Exercise aim - Retype the records below word for word and omit any image.

Dataset records -
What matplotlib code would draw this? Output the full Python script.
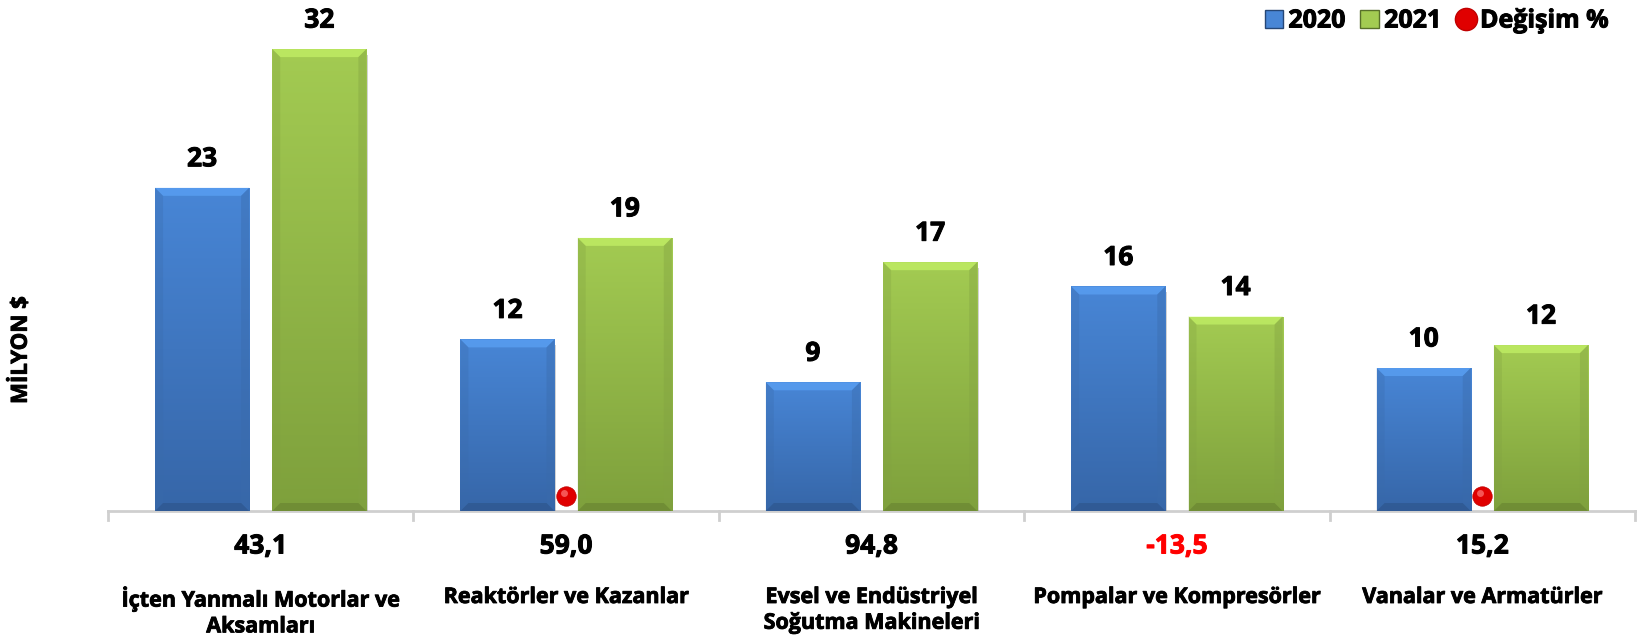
import matplotlib
matplotlib.use("Agg")
import matplotlib.pyplot as plt
import matplotlib.patches as mpatches
import matplotlib.patheffects as pe
from matplotlib.lines import Line2D
from matplotlib.transforms import IdentityTransform
import numpy as np

categories = ["İçten Yanmalı Motorlar ve\nAksamları", "Reaktörler ve Kazanlar",
              "Evsel ve Endüstriyel\nSoğutma Makineleri", "Pompalar ve Kompresörler",
              "Vanalar ve Armatürler"]
values_2020 = [22.6, 12.0, 9.0, 15.7, 10.0]
values_2021 = [32.3, 19.1, 17.4, 13.6, 11.6]
change_pct = [43.1, 59.0, 94.8, -13.5, 15.2]
marker_visible = [False, True, False, False, True]
series_names = ["2020", "2021", "Değişim %"]

FONT = ["Open Sans", "DejaVu Sans"]
plt.rcParams['font.family'] = FONT


def bold(color='black', w=0.7):
    return [pe.withStroke(linewidth=w, foreground=color)]


W, H, DPI = 1640, 643, 100
fig = plt.figure(figsize=(W / DPI, H / DPI), dpi=DPI)
left, right = 108, 1635
base_y = 511
ymax = 35.0
px_per_unit = 14.3
top_y = base_y - ymax * px_per_unit
ax = fig.add_axes([left / W, (H - base_y) / H, (right - left) / W, (base_y - top_y) / H])
ax.set_xlim(-0.5, len(categories) - 0.5)
ax.set_ylim(0, ymax)
ax.axis('off')

x = np.arange(len(categories))
off = 0.192
bw = 0.308

blue_top = np.array([72, 134, 214]) / 255
blue_bot = np.array([54, 102, 168]) / 255
green_top = np.array([163, 203, 82]) / 255
green_bot = np.array([126, 160, 60]) / 255


def draw_bar(xc, h, ctop, cbot):
    x0, x1 = xc - bw / 2, xc + bw / 2
    rect = mpatches.Rectangle((x0, 0), bw, h, facecolor=cbot, edgecolor='none', zorder=2,
                              path_effects=[pe.SimplePatchShadow(offset=(1, -4), shadow_rgbFace='#707070', alpha=0.3),
                                            pe.Normal()])
    ax.add_patch(rect)
    grad = np.linspace(0, 1, 256)[:, None]
    img = np.zeros((256, 1, 3))
    for k in range(3):
        img[:, 0, k] = ctop[k] * (1 - grad[:, 0]) + cbot[k] * grad[:, 0]
    im = ax.imshow(img, extent=(x0, x1, 0, h), origin='upper', aspect='auto', zorder=3,
                   interpolation='bilinear')
    im.set_clip_path(rect)
    (px0, py0) = ax.transData.transform((x0, 0))
    (px1, py1) = ax.transData.transform((x1, h))
    b = 8
    light = np.clip(ctop * 1.2 + 0.04, 0, 1)
    dark = ctop * 0.8
    darker = cbot * 0.75
    polys = [
        ([(px0, py1), (px1, py1), (px1 - b, py1 - b), (px0 + b, py1 - b)], light, 0.55),
        ([(px0, py0), (px0, py1), (px0 + b, py1 - b), (px0 + b, py0 + b)], dark, 0.3),
        ([(px1, py0), (px1, py1), (px1 - b, py1 - b), (px1 - b, py0 + b)], dark, 0.4),
        ([(px0, py0), (px1, py0), (px1 - b, py0 + b), (px0 + b, py0 + b)], darker, 0.45),
    ]
    for pts, col, a in polys:
        fig.patches.append(mpatches.Polygon(pts, closed=True, facecolor=col, edgecolor='none',
                                            alpha=a, transform=IdentityTransform(), zorder=4))


for i in range(len(categories)):
    draw_bar(x[i] - off, values_2020[i], blue_top, blue_bot)
    draw_bar(x[i] + off, values_2021[i], green_top, green_bot)
    ax.annotate(f"{values_2020[i]:.0f}", (x[i] - off, values_2020[i]), xytext=(0, 29),
                textcoords='offset pixels', ha='center', va='center', fontsize=19,
                fontweight='bold', color='black', path_effects=bold())
    ax.annotate(f"{values_2021[i]:.0f}", (x[i] + off, values_2021[i]), xytext=(0, 29),
                textcoords='offset pixels', ha='center', va='center', fontsize=19,
                fontweight='bold', color='black', path_effects=bold())
    pct = f"{change_pct[i]:.1f}".replace('.', ',')
    pc = '#FF0000' if change_pct[i] < 0 else 'black'
    ax.annotate(pct, (x[i], 0), xytext=(0, -35), textcoords='offset pixels', ha='center',
                va='center', fontsize=19, fontweight='bold', color=pc,
                annotation_clip=False, path_effects=bold(pc))
    ax.annotate(categories[i], (x[i], 0), xytext=(0, -76), textcoords='offset pixels',
                ha='center', va='top', fontsize=15.5, fontweight='bold', color='black',
                linespacing=1.3, annotation_clip=False, path_effects=bold(w=0.6))

for i in range(len(categories)):
    if marker_visible[i]:
        ax.plot(x[i], 1.05, 'o', markersize=14, color='#E00000', markeredgecolor='#C00000',
                markeredgewidth=0.5, zorder=6, clip_on=False)
        ax.plot(x[i] - 0.008, 1.25, 'o', markersize=5, color='#FF7A7A', alpha=0.7,
                markeredgewidth=0, zorder=7, clip_on=False)

ax.plot([-0.5, len(categories) - 0.5], [0, 0], color='#CFCFCF', lw=2, zorder=1, clip_on=False)
for k in range(len(categories) + 1):
    ax.plot([k - 0.5, k - 0.5], [0, -0.6], color='#CFCFCF', lw=2, zorder=1, clip_on=False)

fig.text(21 / W, 1 - 350 / H, "MİLYON $", rotation=90, ha='center', va='center',
         fontsize=16, fontweight='bold', path_effects=bold(w=0.6))

handles = [
    mpatches.Patch(facecolor=blue_top, edgecolor=blue_bot * 0.7, label=series_names[0]),
    mpatches.Patch(facecolor=green_top, edgecolor=green_bot * 0.7, label=series_names[1]),
    Line2D([], [], marker='o', color='none', markerfacecolor='#E00000', markeredgecolor='#C00000',
           markersize=16, label=series_names[2]),
]
leg = fig.legend(handles=handles, loc='upper right', bbox_to_anchor=(1631 / W, 1 + 14 / H), ncol=3,
                 frameon=False, prop={'family': FONT, 'weight': 'bold', 'size': 18},
                 handlelength=0.75, handleheight=0.75, handletextpad=0.2, columnspacing=0.6)
for t in leg.get_texts():
    t.set_path_effects(bold())

fig.savefig("out.png", dpi=DPI)
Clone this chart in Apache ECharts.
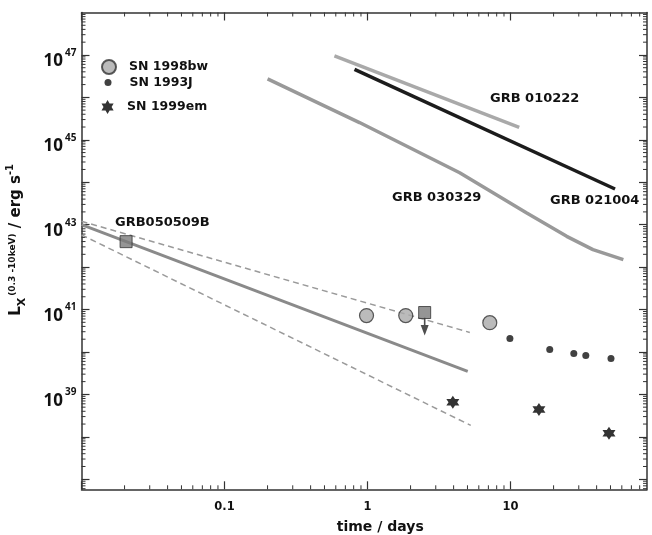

The response -
What matplotlib code would draw this? Output the full Python script.
import matplotlib
matplotlib.use("Agg")
import matplotlib.pyplot as plt
import matplotlib.patches as mpatches
import matplotlib.patheffects as pe
from matplotlib.lines import Line2D
from matplotlib.transforms import IdentityTransform
import numpy as np

categories = ["İçten Yanmalı Motorlar ve\nAksamları", "Reaktörler ve Kazanlar",
              "Evsel ve Endüstriyel\nSoğutma Makineleri", "Pompalar ve Kompresörler",
              "Vanalar ve Armatürler"]
values_2020 = [22.6, 12.0, 9.0, 15.7, 10.0]
values_2021 = [32.3, 19.1, 17.4, 13.6, 11.6]
change_pct = [43.1, 59.0, 94.8, -13.5, 15.2]
marker_visible = [False, True, False, False, True]
series_names = ["2020", "2021", "Değişim %"]

FONT = ["Open Sans", "DejaVu Sans"]
plt.rcParams['font.family'] = FONT


def bold(color='black', w=0.7):
    return [pe.withStroke(linewidth=w, foreground=color)]


W, H, DPI = 1640, 643, 100
fig = plt.figure(figsize=(W / DPI, H / DPI), dpi=DPI)
left, right = 108, 1635
base_y = 511
ymax = 35.0
px_per_unit = 14.3
top_y = base_y - ymax * px_per_unit
ax = fig.add_axes([left / W, (H - base_y) / H, (right - left) / W, (base_y - top_y) / H])
ax.set_xlim(-0.5, len(categories) - 0.5)
ax.set_ylim(0, ymax)
ax.axis('off')

x = np.arange(len(categories))
off = 0.192
bw = 0.308

blue_top = np.array([72, 134, 214]) / 255
blue_bot = np.array([54, 102, 168]) / 255
green_top = np.array([163, 203, 82]) / 255
green_bot = np.array([126, 160, 60]) / 255


def draw_bar(xc, h, ctop, cbot):
    x0, x1 = xc - bw / 2, xc + bw / 2
    rect = mpatches.Rectangle((x0, 0), bw, h, facecolor=cbot, edgecolor='none', zorder=2,
                              path_effects=[pe.SimplePatchShadow(offset=(1, -4), shadow_rgbFace='#707070', alpha=0.3),
                                            pe.Normal()])
    ax.add_patch(rect)
    grad = np.linspace(0, 1, 256)[:, None]
    img = np.zeros((256, 1, 3))
    for k in range(3):
        img[:, 0, k] = ctop[k] * (1 - grad[:, 0]) + cbot[k] * grad[:, 0]
    im = ax.imshow(img, extent=(x0, x1, 0, h), origin='upper', aspect='auto', zorder=3,
                   interpolation='bilinear')
    im.set_clip_path(rect)
    (px0, py0) = ax.transData.transform((x0, 0))
    (px1, py1) = ax.transData.transform((x1, h))
    b = 8
    light = np.clip(ctop * 1.2 + 0.04, 0, 1)
    dark = ctop * 0.8
    darker = cbot * 0.75
    polys = [
        ([(px0, py1), (px1, py1), (px1 - b, py1 - b), (px0 + b, py1 - b)], light, 0.55),
        ([(px0, py0), (px0, py1), (px0 + b, py1 - b), (px0 + b, py0 + b)], dark, 0.3),
        ([(px1, py0), (px1, py1), (px1 - b, py1 - b), (px1 - b, py0 + b)], dark, 0.4),
        ([(px0, py0), (px1, py0), (px1 - b, py0 + b), (px0 + b, py0 + b)], darker, 0.45),
    ]
    for pts, col, a in polys:
        fig.patches.append(mpatches.Polygon(pts, closed=True, facecolor=col, edgecolor='none',
                                            alpha=a, transform=IdentityTransform(), zorder=4))


for i in range(len(categories)):
    draw_bar(x[i] - off, values_2020[i], blue_top, blue_bot)
    draw_bar(x[i] + off, values_2021[i], green_top, green_bot)
    ax.annotate(f"{values_2020[i]:.0f}", (x[i] - off, values_2020[i]), xytext=(0, 29),
                textcoords='offset pixels', ha='center', va='center', fontsize=19,
                fontweight='bold', color='black', path_effects=bold())
    ax.annotate(f"{values_2021[i]:.0f}", (x[i] + off, values_2021[i]), xytext=(0, 29),
                textcoords='offset pixels', ha='center', va='center', fontsize=19,
                fontweight='bold', color='black', path_effects=bold())
    pct = f"{change_pct[i]:.1f}".replace('.', ',')
    pc = '#FF0000' if change_pct[i] < 0 else 'black'
    ax.annotate(pct, (x[i], 0), xytext=(0, -35), textcoords='offset pixels', ha='center',
                va='center', fontsize=19, fontweight='bold', color=pc,
                annotation_clip=False, path_effects=bold(pc))
    ax.annotate(categories[i], (x[i], 0), xytext=(0, -76), textcoords='offset pixels',
                ha='center', va='top', fontsize=15.5, fontweight='bold', color='black',
                linespacing=1.3, annotation_clip=False, path_effects=bold(w=0.6))

for i in range(len(categories)):
    if marker_visible[i]:
        ax.plot(x[i], 1.05, 'o', markersize=14, color='#E00000', markeredgecolor='#C00000',
                markeredgewidth=0.5, zorder=6, clip_on=False)
        ax.plot(x[i] - 0.008, 1.25, 'o', markersize=5, color='#FF7A7A', alpha=0.7,
                markeredgewidth=0, zorder=7, clip_on=False)

ax.plot([-0.5, len(categories) - 0.5], [0, 0], color='#CFCFCF', lw=2, zorder=1, clip_on=False)
for k in range(len(categories) + 1):
    ax.plot([k - 0.5, k - 0.5], [0, -0.6], color='#CFCFCF', lw=2, zorder=1, clip_on=False)

fig.text(21 / W, 1 - 350 / H, "MİLYON $", rotation=90, ha='center', va='center',
         fontsize=16, fontweight='bold', path_effects=bold(w=0.6))

handles = [
    mpatches.Patch(facecolor=blue_top, edgecolor=blue_bot * 0.7, label=series_names[0]),
    mpatches.Patch(facecolor=green_top, edgecolor=green_bot * 0.7, label=series_names[1]),
    Line2D([], [], marker='o', color='none', markerfacecolor='#E00000', markeredgecolor='#C00000',
           markersize=16, label=series_names[2]),
]
leg = fig.legend(handles=handles, loc='upper right', bbox_to_anchor=(1631 / W, 1 + 14 / H), ncol=3,
                 frameon=False, prop={'family': FONT, 'weight': 'bold', 'size': 18},
                 handlelength=0.75, handleheight=0.75, handletextpad=0.2, columnspacing=0.6)
for t in leg.get_texts():
    t.set_path_effects(bold())

fig.savefig("out.png", dpi=DPI)
Clone this chart in Apache ECharts.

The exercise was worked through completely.